Another tricky question:

Problem:

A 2200kg rotor is connected to a 150kg pinion shaft by a coupling with an axial spring stiffness of 7.06x10^6N/m. What is the frequency of the maximum axial vibration?

i used the 150kg mass in my solution:

f = sqrt(k/m)/2pi which gave me 34.5Hz

i guess my solution was incorrect but i'd like to know the right solution.

15. Oct 22, 2011

### Staff: Mentor

I'm not sure I know what a rotor or pinion shaft is.

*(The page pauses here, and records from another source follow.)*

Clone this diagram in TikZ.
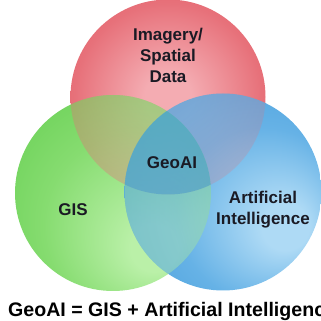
\documentclass[tikz,border=0pt]{standalone}
\usepackage{fontspec}
\setmainfont{Liberation Sans}

\definecolor{redin}{HTML}{F4ACB2}
\definecolor{redmid}{HTML}{E7717A}
\definecolor{redout}{HTML}{D93F4A}
\definecolor{greenin}{HTML}{BAF0A8}
\definecolor{greenmid}{HTML}{86DC70}
\definecolor{greenout}{HTML}{52C740}
\definecolor{bluein}{HTML}{AEDAF5}
\definecolor{bluemid}{HTML}{66B2E6}
\definecolor{blueout}{HTML}{3592D4}
\definecolor{coreblue}{HTML}{3E9ED6}
\definecolor{labelink}{HTML}{1A1A24}

% soft balls: lighter core, saturated rim
\pgfdeclareradialshading{redball}{\pgfpoint{0bp}{0bp}}{color(0bp)=(redin); color(6bp)=(redin); color(24bp)=(redmid); color(50bp)=(redout)}
\pgfdeclareradialshading{greenball}{\pgfpoint{12bp}{-16bp}}{color(0bp)=(greenin); color(6bp)=(greenin); color(24bp)=(greenmid); color(50bp)=(greenout)}
\pgfdeclareradialshading{blueball}{\pgfpoint{18bp}{-10bp}}{color(0bp)=(bluein); color(6bp)=(bluein); color(22bp)=(bluemid); color(50bp)=(blueout)}

\tikzset{
  setlabel/.style={font=\bfseries\fontsize{17}{21}\selectfont, text=labelink, align=center, inner sep=0pt},
  caption/.style={font=\bfseries\fontsize{19.6}{23}\selectfont, text=black, inner sep=0pt}
}

\def\redset{(168,224) circle (97.5)}
\def\greenset{(113,128) circle (98)}
\def\blueset{(223,129) circle (98.5)}

\begin{document}
\begin{tikzpicture}[x=1pt, y=1pt]
  \useasboundingbox (0,0) rectangle (321,321);

  % the three sets, each painted solid
  \shade[shading=redball] \redset;
  \shade[shading=greenball] \greenset;
  % red showing through green
  \begin{scope}
    \clip \greenset;
    \shade[shading=redball, opacity=0.36] \redset;
  \end{scope}
  \shade[shading=blueball] \blueset;
  % red and green showing through blue
  \begin{scope}
    \clip \blueset;
    \shade[shading=redball, opacity=0.22] \redset;
    \begin{scope}
      \clip \greenset;
      \shade[shading=greenball, opacity=0.4] \greenset;
      % the common core stays mostly blue
      \clip \redset;
      \fill[coreblue, opacity=0.55] \blueset;
    \end{scope}
  \end{scope}

  % labels
  \node[setlabel] (imagery) at (168,266) {Imagery/\\Spatial\\Data};
  \node[setlabel] (geoai) at (172,158) {GeoAI};
  \node[setlabel] (gis) at (73,111) {GIS};
  \node[setlabel] (ai) at (263,111) {Artificial\\Intelligence};

  \node[caption, anchor=base west] (formula) at (8,5) {GeoAI = GIS + Artificial Intelligence};
\end{tikzpicture}
\end{document}
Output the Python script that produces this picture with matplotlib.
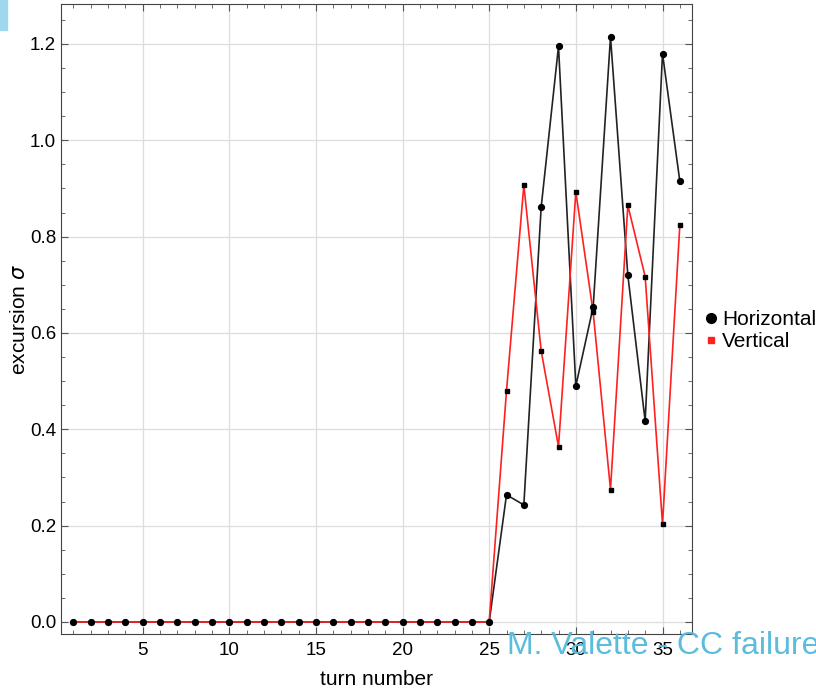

Nonetheless, you treated the 2200 kg mass as if it were infinite. Instead, consider the vibration about the center of mass, which effectively shortens the spring. That will account for the greater frequency.

16. Oct 22, 2011

### 626

:) sorry but what do you mean "center of mass". unfortunately, the values stated are the only variables given in the problem. so how do I calculate/find the center of mass? :)

btw, i think the rotor and pinion can just be considered as two masses joined together by a spring and subjected to axial rotation. but no RPM was given.

17. Oct 22, 2011

### Staff: Mentor

Imagine the spring has length L. You have two masses, one on each end of the spring. The entire system will oscillate about the center of mass. Where is it?

Once you find the center of mass (in terms of L), then you can treat each mass as being on the end of a shorter spring that is fixed at the center of mass. Find the spring constant of that shorter spring (for the smaller mass, say).
I suspect an axial vibration, not a rotation. (Movement is parallel to the axis.)